**RECORDED INFORMATION:**
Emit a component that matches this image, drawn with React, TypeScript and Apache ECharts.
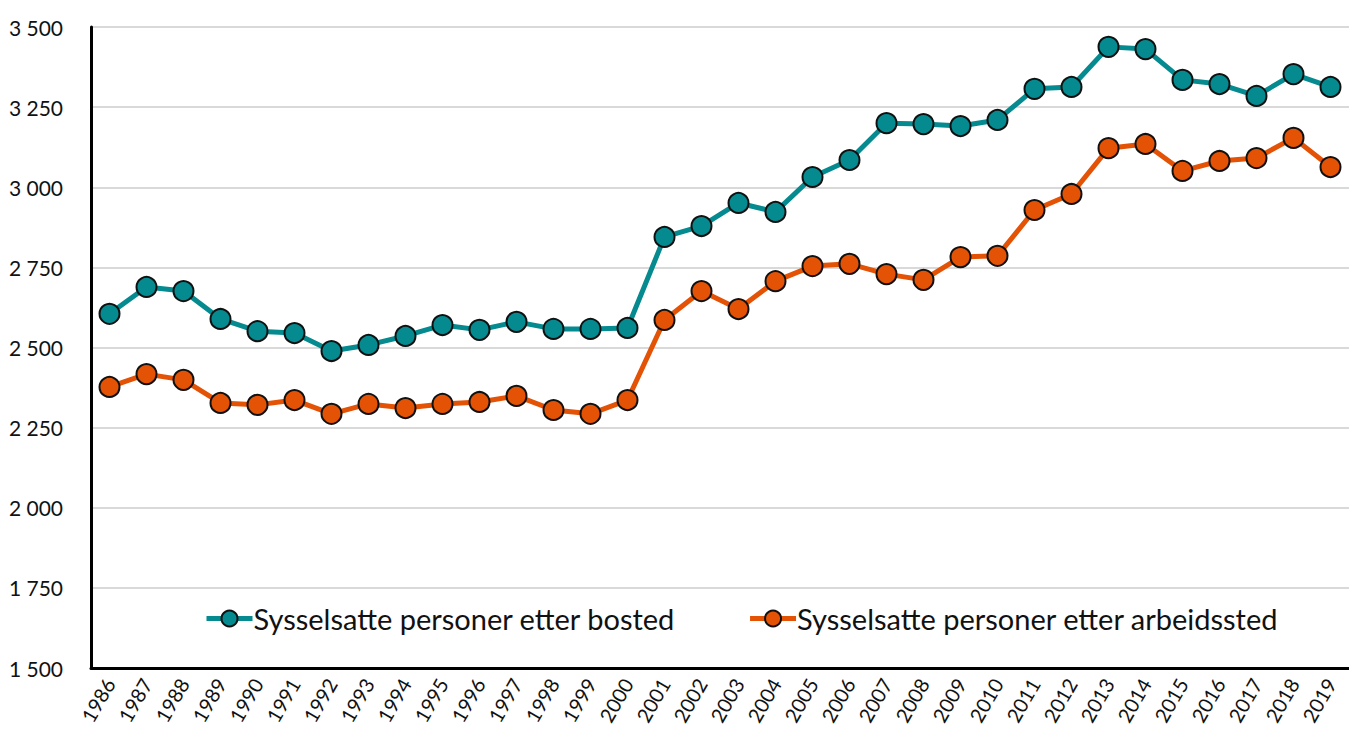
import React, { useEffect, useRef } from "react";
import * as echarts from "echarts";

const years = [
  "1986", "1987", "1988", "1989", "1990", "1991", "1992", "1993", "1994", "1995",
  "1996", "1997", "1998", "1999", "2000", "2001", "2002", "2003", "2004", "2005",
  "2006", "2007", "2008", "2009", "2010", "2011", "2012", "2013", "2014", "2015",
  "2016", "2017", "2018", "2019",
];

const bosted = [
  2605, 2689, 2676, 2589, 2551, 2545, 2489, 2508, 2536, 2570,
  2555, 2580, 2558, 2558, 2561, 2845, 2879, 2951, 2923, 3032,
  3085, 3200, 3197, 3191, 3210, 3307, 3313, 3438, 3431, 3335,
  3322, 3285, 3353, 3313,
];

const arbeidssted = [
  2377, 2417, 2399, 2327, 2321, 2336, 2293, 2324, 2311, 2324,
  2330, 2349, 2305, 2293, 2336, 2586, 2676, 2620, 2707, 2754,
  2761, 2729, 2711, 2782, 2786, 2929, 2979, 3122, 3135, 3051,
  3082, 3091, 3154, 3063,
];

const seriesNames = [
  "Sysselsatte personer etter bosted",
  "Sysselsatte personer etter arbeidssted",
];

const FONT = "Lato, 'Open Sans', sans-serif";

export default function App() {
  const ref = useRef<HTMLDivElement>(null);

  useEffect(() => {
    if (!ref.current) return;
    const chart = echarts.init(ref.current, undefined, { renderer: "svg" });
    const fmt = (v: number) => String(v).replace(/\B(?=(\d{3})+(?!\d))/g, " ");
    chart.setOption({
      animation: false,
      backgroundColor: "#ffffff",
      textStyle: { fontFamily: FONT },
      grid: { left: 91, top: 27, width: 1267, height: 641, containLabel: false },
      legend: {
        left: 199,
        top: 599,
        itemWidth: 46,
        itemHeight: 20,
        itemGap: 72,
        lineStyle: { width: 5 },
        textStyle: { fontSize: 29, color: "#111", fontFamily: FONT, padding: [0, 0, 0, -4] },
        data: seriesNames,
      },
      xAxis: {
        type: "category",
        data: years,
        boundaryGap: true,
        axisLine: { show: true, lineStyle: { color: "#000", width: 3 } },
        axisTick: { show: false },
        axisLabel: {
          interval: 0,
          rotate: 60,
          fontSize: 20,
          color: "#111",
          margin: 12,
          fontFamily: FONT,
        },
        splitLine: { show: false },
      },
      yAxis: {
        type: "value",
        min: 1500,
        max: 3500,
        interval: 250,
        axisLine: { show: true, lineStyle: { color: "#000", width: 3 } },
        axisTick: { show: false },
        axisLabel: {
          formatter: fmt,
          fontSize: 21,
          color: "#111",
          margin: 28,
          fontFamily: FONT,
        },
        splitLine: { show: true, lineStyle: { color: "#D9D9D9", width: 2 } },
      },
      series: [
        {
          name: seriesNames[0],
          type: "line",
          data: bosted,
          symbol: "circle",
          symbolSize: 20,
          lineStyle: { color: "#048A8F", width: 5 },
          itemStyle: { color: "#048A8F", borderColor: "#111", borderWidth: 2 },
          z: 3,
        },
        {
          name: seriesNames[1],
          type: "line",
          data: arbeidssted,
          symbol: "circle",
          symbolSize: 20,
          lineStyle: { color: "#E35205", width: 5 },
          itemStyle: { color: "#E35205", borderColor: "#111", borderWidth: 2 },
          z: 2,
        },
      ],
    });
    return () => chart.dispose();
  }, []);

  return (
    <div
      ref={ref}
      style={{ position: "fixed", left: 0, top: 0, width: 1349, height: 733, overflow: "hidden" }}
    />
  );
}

**WRITTEN EXERCISE:**
Without the images, write out each line of the data verbatim.

**ANSWER TO THE PROBLEM:**
Emit a component that matches this image, drawn with React, TypeScript and Apache ECharts.
import React, { useEffect, useRef } from "react";
import * as echarts from "echarts";

const years = [
  "1986", "1987", "1988", "1989", "1990", "1991", "1992", "1993", "1994", "1995",
  "1996", "1997", "1998", "1999", "2000", "2001", "2002", "2003", "2004", "2005",
  "2006", "2007", "2008", "2009", "2010", "2011", "2012", "2013", "2014", "2015",
  "2016", "2017", "2018", "2019",
];

const bosted = [
  2605, 2689, 2676, 2589, 2551, 2545, 2489, 2508, 2536, 2570,
  2555, 2580, 2558, 2558, 2561, 2845, 2879, 2951, 2923, 3032,
  3085, 3200, 3197, 3191, 3210, 3307, 3313, 3438, 3431, 3335,
  3322, 3285, 3353, 3313,
];

const arbeidssted = [
  2377, 2417, 2399, 2327, 2321, 2336, 2293, 2324, 2311, 2324,
  2330, 2349, 2305, 2293, 2336, 2586, 2676, 2620, 2707, 2754,
  2761, 2729, 2711, 2782, 2786, 2929, 2979, 3122, 3135, 3051,
  3082, 3091, 3154, 3063,
];

const seriesNames = [
  "Sysselsatte personer etter bosted",
  "Sysselsatte personer etter arbeidssted",
];

const FONT = "Lato, 'Open Sans', sans-serif";

export default function App() {
  const ref = useRef<HTMLDivElement>(null);

  useEffect(() => {
    if (!ref.current) return;
    const chart = echarts.init(ref.current, undefined, { renderer: "svg" });
    const fmt = (v: number) => String(v).replace(/\B(?=(\d{3})+(?!\d))/g, " ");
    chart.setOption({
      animation: false,
      backgroundColor: "#ffffff",
      textStyle: { fontFamily: FONT },
      grid: { left: 91, top: 27, width: 1267, height: 641, containLabel: false },
      legend: {
        left: 199,
        top: 599,
        itemWidth: 46,
        itemHeight: 20,
        itemGap: 72,
        lineStyle: { width: 5 },
        textStyle: { fontSize: 29, color: "#111", fontFamily: FONT, padding: [0, 0, 0, -4] },
        data: seriesNames,
      },
      xAxis: {
        type: "category",
        data: years,
        boundaryGap: true,
        axisLine: { show: true, lineStyle: { color: "#000", width: 3 } },
        axisTick: { show: false },
        axisLabel: {
          interval: 0,
          rotate: 60,
          fontSize: 20,
          color: "#111",
          margin: 12,
          fontFamily: FONT,
        },
        splitLine: { show: false },
      },
      yAxis: {
        type: "value",
        min: 1500,
        max: 3500,
        interval: 250,
        axisLine: { show: true, lineStyle: { color: "#000", width: 3 } },
        axisTick: { show: false },
        axisLabel: {
          formatter: fmt,
          fontSize: 21,
          color: "#111",
          margin: 28,
          fontFamily: FONT,
        },
        splitLine: { show: true, lineStyle: { color: "#D9D9D9", width: 2 } },
      },
      series: [
        {
          name: seriesNames[0],
          type: "line",
          data: bosted,
          symbol: "circle",
          symbolSize: 20,
          lineStyle: { color: "#048A8F", width: 5 },
          itemStyle: { color: "#048A8F", borderColor: "#111", borderWidth: 2 },
          z: 3,
        },
        {
          name: seriesNames[1],
          type: "line",
          data: arbeidssted,
          symbol: "circle",
          symbolSize: 20,
          lineStyle: { color: "#E35205", width: 5 },
          itemStyle: { color: "#E35205", borderColor: "#111", borderWidth: 2 },
          z: 2,
        },
      ],
    });
    return () => chart.dispose();
  }, []);

  return (
    <div
      ref={ref}
      style={{ position: "fixed", left: 0, top: 0, width: 1349, height: 733, overflow: "hidden" }}
    />
  );
}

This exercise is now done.